Warum dürfen Primitivlinge wie ich nicht einfach auch nur genießen? Ist es nicht verblüffend, dass gerade angebliche Genussmenschen besonders intolerant sind, wenn es darum geht, einfacheren Gemütern wie z.B. mir auch Raum und Zeit zum Genießen zu geben?

Wie oft bin ich schon an geselligen Abenden schief angesehen, mitleidig belächelt oder gar mit mühsam versteckter Aggression konfrontiert worden, weil ich mich geweigert habe auch nur einen Schluck Wein zu kosten? Ich mag keinen Wein, auch wenn er von mehrfach ausgezeichnete österreichischen Superwinzern bei maßgeblicher Unterstützung des Landwirtschaftsministeriums und fachgerechter Prüfung durch den Bauernbund in rein patriotischen Genußregionen gekeltert wurde. Ich will trotzdem nur ein Cola und liebe mein Land trotzdem.

Kein Alkohol – kein Patriot

Aber allein der stotternd und schüchtern vorgetragene Wunsch nach einem fremdländischen Zuckerwasser mit Drogenzusatz bringt mich in Gefahr Opfer einer öffentlichen Hinrichtung an steirischen Eiche zu werden, die dann am nächsten Tag vom Boulevard mit der Schlagzeile »Er hat unseren Zweigelt verweigert!« empört gerechtfertigt wird. Dabei wollte ich nur Brot und ein Cola genießen.

Und Fischliebhaber sind genauso unerbittlich. Nicht erst einmal wurde ich von Freunden zum garndiosen Fischessen entführt. Und alle wissen, dass ich nach einem recht einfachen kulinarischen Grundsatz lebe: ich esse nichts, was nicht ertrinken kann. Und trotzdem genieße ich mein Leben. Aber eine solche Frevelei können sich Fischfans gar nicht vorstellen und versuchen mich hartnäckiger zu konvertieren als es die katholische Kirche in Zeiten der Inquisition betrieben hat.

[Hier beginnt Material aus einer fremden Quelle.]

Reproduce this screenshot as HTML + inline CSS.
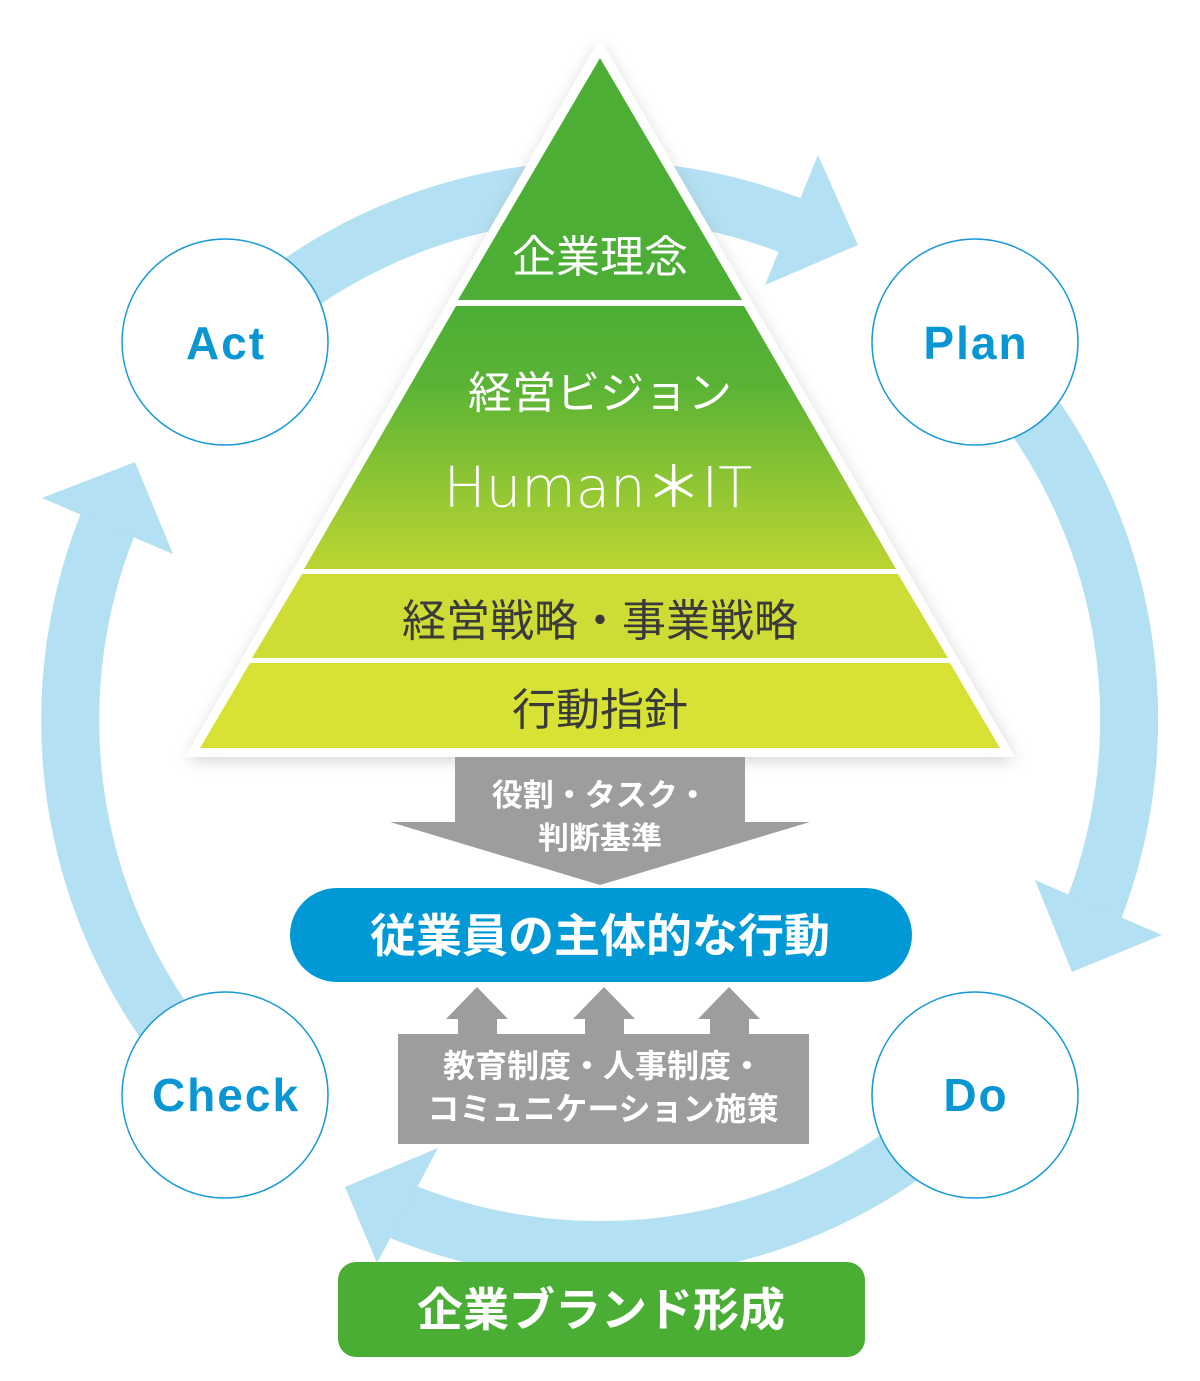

Sobald das Fischessen losgeht, komme ich unter Dauerbeschuss. Der erste Schuss ist immer der Satz: »Koste mal, das schmeckt gar nicht nach Fisch!« Ich will den Fisch trotzdem nicht essen. Nur weil er nicht nach Fisch schmeckt, bleibt er trotzdem ein Fisch. Und wenn er gar nicht nach Fisch schmeckt, warum sind denn all die elitären Fischliebhaber so erpicht darauf ihn zu essen?

Fisch kommt mit nicht ins Maul

Was für ein blödes Argument ist das überhaupt? »Probier ihn, er schmeckt gar nicht nach Fisch!« Funktioniert das in anderen Lebenslagen auch. Kann ich das nächste mal auch einfach zu der super attraktiven Frau hingehen und sagen: »Hallo, kommst du mit zu mir und hast grandiosen Sex mit mir? Ich verspreche, es fühlt sich mit mir gar nicht wie richtiger Sex an.«

Also, ich bin auch ein Genießer. Auch wenn es nur Hamburger, BigMac und Cola sind. Lasst mich einfach diese Dinge genießen so wie ich Euch genießen lasse – ohne Euch dabei zu bewerten.